Consumers deserve an increase in electricity supply therefore the Siemens (Presidential Power Initiative) and any other power sector intervention programmes such as the CBN intervention initiatives and the USAID NPSP, should be consolidated and made to align with what NERC and the World Bank have done under the power sector recovery programme to prevent disjointed arrangements.
With persistent grid collapse, most stakeholders see the Transmission Company of Nigeria as the weakest link in the sector with a series of clamour for the government to restructure the entity. Most industrial consumers do not find the grid reliable enough for industrial activities. This makes residential consumption stay at about 80 per cent while industrial consumers on the grid are about 20 per cent. It should be the other way round.
Former Chairman of NERC, Sam Amadi noted that the country has been on the talk of cost reflective tariff for a decade now or more.
According to him, while tariffs are improving, services are not, it is necessary to work towards improving cost and service.
“Increasing poverty rate affects both propensity and capacity to pay. I think we need to have proper tariffs for the industry. But we have to sculpt it in a manner that makes it affordable otherwise the sector will collapse. The real fix is to improve efficiency and quantity so average costs can come down,” he said.
Energy Scholar, Prof. Wunmi Iledare, said cost reflective tariff is one of the several ways to set tariff depending on the market terrain and structure.
Iledare said: “In some jurisdictions, there can be a clamour for earning power based tariff design as well in addition to price discrimination in the drive for willing buyer willing seller strategy on the basis of ability to pay. It is my hope that price centralisation is disavowed even as we advocate for a decentralised market structure for power. Regarding subsidy of an essential commodity, like electricity in rural areas, mixed energy strategy.”
President of Nigerian Economic Society, Prof. Adeola Adenikinju, said cost reflective tariff is the way to go in the long term if the country is serious about having a viable and strong electricity sector.
According to him, adjustments can be made for very poor people using various mechanisms like the lifeline tariffs.
“However, before we get to cost-reflective tariffs, it is important to ensure that consumers are not just made to pay for the inefficiency in the system. Hence, some steps should be taken as conditions precedent,” he said.
Adenikinju said consumer numerations to be sure of realistic numbers of consumers for each discount is needed while all consumers must be properly metered to ensure that charges are based on actual consumption.
Adenikinju said gas and other inputs produced in Nigeria must be priced in naira and not indexed to dollars, adding that there is a need for a pathway to reduce losses in the sector.
CEO, Integrated Africa Power (IAP), Chigozie Nweke-Eze, said a cost reflective tariff remained a sound policy because it implies allowing the market to determine price without government influence.

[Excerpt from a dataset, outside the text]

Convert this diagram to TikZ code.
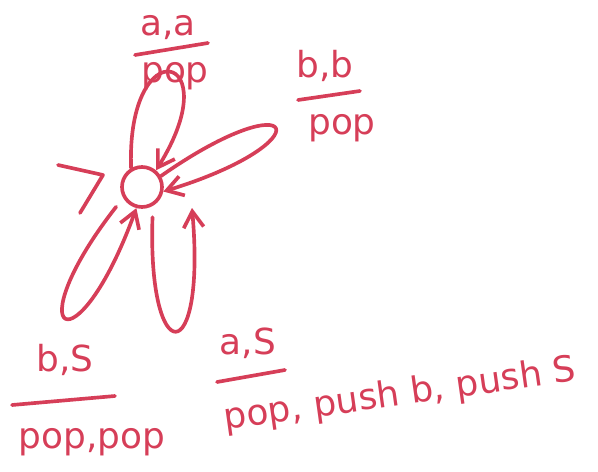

According to him, subsidies are a burden on the government budget.
Mele-Eze said: “Given the current reality in the country- what will make more sense is what I call discriminate cost-reflective tariff system. Here, Tariff can be cost reflective for upper middle-class and rich communities, while some level of subsidy can be retained in lower-middle class and poor communities to ensure equity. Another way of doing this is applying the cost-reflective tariff across board but then giving a direct hand-out to Poor and low-middle income class communities.”
Chairman/CEO, Mojec Meters Limited, Chantelle Abdul, said Nigeria would need about N1.5 billion to bridge the existing metering gap.
“There are seven million customers without meters and three million with old meters that need to be replaced. The cost to finance that is about $1.5 billion,” she said.
She decried that most of the consumers may not be able to finance the meter, adding: “We need to develop a bankable proposition, and that requires a cost reflective tariff and right pricing of meters.”